It focuses mostly on the humanities; I think the simple answer is that tenure,
promotion, publishing, and hiring have settled into a negative equilibrium,
but no individual has the power to alter the equilibrium, even when an
individual recognizes the problems.

------
begemotz
This is a re-posted article (probably without permission) from this 2016
article: [https://www.intellectualtakeout.org/blog/why-professors-
are-...](https://www.intellectualtakeout.org/blog/why-professors-are-writing-
crap-nobody-reads/)

The original article has a few hyper-links to some sources (with varying
degrees of credibility).

------
msapaydin
Many reward systems around the world reward the number of papers and not the
number of readers of a paper. Many biographies simply include the number of
papers by such and such author. This further contributes to the crappy
situation.

------
Rochus
> _The goal of all professors is to get tenure, and right now, tenure
> continues to be awarded based in part on how many peer-reviewed publications
> they have._

This is a sad truth and the consequence of a total mistaken development.
Professors are forced to be marketers, money collectors and managers.
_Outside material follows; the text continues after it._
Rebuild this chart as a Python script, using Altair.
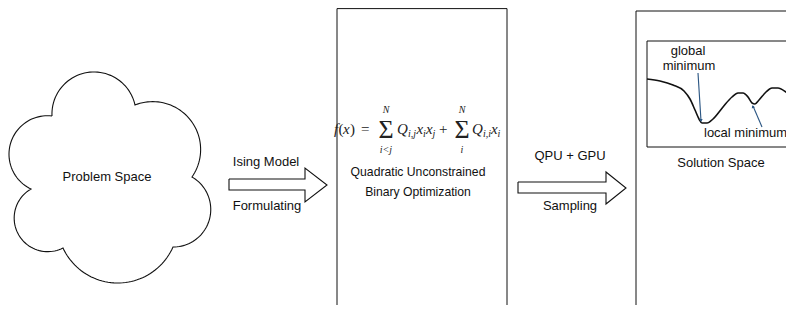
import altair as alt
import numpy as np
import pandas as pd

# ---------------- content (text) ----------------
cloud_label = ["Problem Space"]
arrow_top_labels = ["Ising Model", "QPU + GPU"]
arrow_bottom_labels = ["Formulating", "Sampling"]
box_labels = ["Quadratic Unconstrained", "Binary Optimization", "Solution Space"]
minima_labels = ["global", "minimum", "local minimum"]

# energy landscape curve inside "Solution Space" (pixel coords)
curve_x = [647, 660, 673, 684, 690, 695, 699, 702, 707, 713, 723, 732, 738, 743, 748, 752, 755, 759, 766, 772, 778, 786, 794, 802]
curve_y = [79, 81, 85, 91, 99, 110, 119, 123, 123, 119, 107, 97, 93, 93, 97, 103, 104, 100, 92, 88, 88, 92, 98, 104]

# ---------------- layout (reference pixel coordinates) ----------------
X0, X1, Y0, Y1 = 8, 786, 8, 305
W, H = X1 - X0, Y1 - Y0

# cloud: lobes between notches, each passing through an outer point
cloud_notches = [(52, 116), (135, 105), (192, 177), (173, 247), (63, 248), (31, 189)]
cloud_outer = [(92, 72), (195, 127), (210, 217), (117, 283), (20, 237), (9, 155)]

# block arrows: x0, head base, tip, shaft top, shaft bottom, head top, head bottom, tip y
arrows = [
    (229, 305, 327, 179, 190, 168, 202, 185),
    (518, 606, 626, 182, 193, 172, 204, 188),
]

boxes = pd.DataFrame({
    "x": [337, 636, 647],
    "x2": [507, 820, 820],
    "y": [8.6, 11, 41],
    "y2": [330, 330, 147],
})


def arc3(p1, p2, p3, n=48):
    (x1, y1), (x2, y2), (x3, y3) = p1, p2, p3
    d = 2 * (x1 * (y2 - y3) + x2 * (y3 - y1) + x3 * (y1 - y2))
    ux = ((x1**2 + y1**2) * (y2 - y3) + (x2**2 + y2**2) * (y3 - y1) + (x3**2 + y3**2) * (y1 - y2)) / d
    uy = ((x1**2 + y1**2) * (x3 - x2) + (x2**2 + y2**2) * (x1 - x3) + (x3**2 + y3**2) * (x2 - x1)) / d
    r = np.hypot(x1 - ux, y1 - uy)
    a1 = np.arctan2(y1 - uy, x1 - ux)
    a2 = np.arctan2(y2 - uy, x2 - ux)
    a3 = np.arctan2(y3 - uy, x3 - ux)
    tau = 2 * np.pi
    d13 = (a3 - a1) % tau
    d12 = (a2 - a1) % tau
    sweep = d13 if d12 < d13 else d13 - tau
    ang = a1 + sweep * np.linspace(0, 1, n)
    return ux + r * np.cos(ang), uy + r * np.sin(ang)


rows = []
k = 0
nn = len(cloud_notches)
for i in range(nn):
    xs_, ys_ = arc3(cloud_notches[i], cloud_outer[i], cloud_notches[(i + 1) % nn])
    for xx, yy in zip(xs_, ys_):
        rows.append({"shape": "cloud", "i": k, "x": xx, "y": yy})
        k += 1

for j, (ax0, hx, tip, sy0, sy1, hy0, hy1, ty) in enumerate(arrows):
    pts = [(ax0, sy0), (hx, sy0), (hx, hy0), (tip, ty), (hx, hy1), (hx, sy1), (ax0, sy1), (ax0, sy0)]
    for m, (xx, yy) in enumerate(pts):
        rows.append({"shape": f"arrow{j}", "i": m, "x": xx, "y": yy})
outline = pd.DataFrame(rows)

curve = pd.DataFrame({"x": curve_x, "y": curve_y, "i": range(len(curve_x))})

leaders = pd.DataFrame({
    "x": [698, 762], "y": [73, 127],
    "x2": [701, 753], "y2": [121, 106],
})
# small arrow tips at the curve end of each leader line
tips = pd.DataFrame({"x": [701, 753], "y": [120, 107], "a": [176, 337]})

labels = pd.DataFrame({
    "text": cloud_label + arrow_top_labels + arrow_bottom_labels + box_labels + minima_labels[:2],
    "x": [107, 266, 570, 267, 570, 418, 418, 721, 688, 689],
    "y": [177, 162, 156, 206, 206, 172, 192, 163, 51, 66],
    "s": [13, 13, 13, 13, 13, 12.2, 12.2, 13, 13, 13],
})
labels_left = pd.DataFrame({"text": [minima_labels[2]], "x": [704], "y": [133]})

# formula pieces: f(x) = Σ Q_{i,j} x_i x_j + Σ Q_{i,i} x_i
f_italic = pd.DataFrame({
    "text": ["f", "x", "Q", "i,j", "x", "i", "x", "j", "Q", "i,i", "x", "i"],
    "x": [334, 343, 397, 408, 416.5, 423, 426, 432.5, 472, 483, 491, 497.5],
    "y": [129, 129, 129, 134, 129, 134, 129, 134, 129, 134, 129, 134],
    "s": [15, 15, 15, 10, 15, 10, 15, 10, 15, 10, 15, 10],
})
f_upright = pd.DataFrame({
    "text": ["(", ")", "=", "+"],
    "x": [338.5, 350, 361, 439],
    "y": [129, 129, 129, 129],
    "s": [15, 15, 15, 15],
})
f_sigma = pd.DataFrame({"text": ["Σ", "Σ"], "x": [386, 462], "y": [130, 130], "s": [26, 26]})
f_limits = pd.DataFrame({
    "text": ["N", "i<j", "N", "i"],
    "x": [386, 386, 462, 462],
    "y": [110, 150, 110, 150],
    "s": [10, 10, 10, 10],
})

xs = alt.Scale(domain=[X0, X1], nice=False, zero=False)
ys = alt.Scale(domain=[Y0, Y1], nice=False, zero=False, reverse=True)
X = lambda f="x": alt.X(f"{f}:Q", scale=xs, axis=None)
Y = lambda f="y": alt.Y(f"{f}:Q", scale=ys, axis=None)

box_layer = alt.Chart(boxes).mark_rect(fillOpacity=0, stroke="#111", strokeWidth=1, clip=True).encode(
    x=X(), x2="x2:Q", y=Y(), y2="y2:Q")

outline_layer = alt.Chart(outline).mark_line(color="#111", strokeWidth=1.1, clip=True).encode(
    x=X(), y=Y(), detail="shape:N", order="i:Q")

curve_layer = alt.Chart(curve).mark_line(color="#111", strokeWidth=1.6, interpolate="monotone", clip=True).encode(
    x=X(), y=Y(), order="i:Q")

leader_layer = alt.Chart(leaders).mark_rule(color="#2b5683", strokeWidth=1.1, clip=True).encode(
    x=X(), y=Y(), x2="x2:Q", y2="y2:Q")

tip_layer = alt.Chart(tips).mark_point(shape="triangle", filled=True, size=12, color="#2b5683", opacity=1).encode(
    x=X(), y=Y(), angle=alt.Angle("a:Q", scale=None))

sans = "Liberation Sans, Helvetica, Arial, sans-serif"
serif = "Liberation Serif, Times New Roman, serif"

label_layer = alt.Chart(labels).mark_text(font=sans, color="#111", align="center", baseline="middle", clip=True).encode(
    x=X(), y=Y(), text="text:N", size=alt.Size("s:Q", scale=None, legend=None))
label_left_layer = alt.Chart(labels_left).mark_text(font=sans, fontSize=13, color="#111", align="left", baseline="middle").encode(
    x=X(), y=Y(), text="text:N")

fi = alt.Chart(f_italic).mark_text(font=serif, fontStyle="italic", color="#222", align="left", baseline="middle").encode(
    x=X(), y=Y(), text="text:N", size=alt.Size("s:Q", scale=None, legend=None))
fu = alt.Chart(f_upright).mark_text(font=serif, color="#222", align="left", baseline="middle").encode(
    x=X(), y=Y(), text="text:N", size=alt.Size("s:Q", scale=None, legend=None))
fs = alt.Chart(f_sigma).mark_text(font=serif, color="#222", align="center", baseline="middle").encode(
    x=X(), y=Y(), text="text:N", size=alt.Size("s:Q", scale=None, legend=None))
fl = alt.Chart(f_limits).mark_text(font=serif, fontStyle="italic", color="#222", align="center", baseline="middle").encode(
    x=X(), y=Y(), text="text:N", size=alt.Size("s:Q", scale=None, legend=None))

chart = alt.layer(
    box_layer, outline_layer, curve_layer, leader_layer, tip_layer,
    label_layer, label_left_layer, fi, fu, fs, fl,
).properties(
    width=W, height=H, padding=0, autosize=alt.AutoSizeParams(type="none"), background="white"
).configure_view(stroke=None)

chart.save("out.html", embed_options={"renderer": "svg", "actions": False})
One must
not forget that the peer reviewers are also professors, who try to improve or
strengthen their position through this role. So both the authors and the
reviewers lose time, which is then lost in research or student support.

------
ogogmad
I think if you want people to learn about a subject, it's probably better to
edit Wikipedia than to write books or papers on it. It's the first (and last)
place most people look.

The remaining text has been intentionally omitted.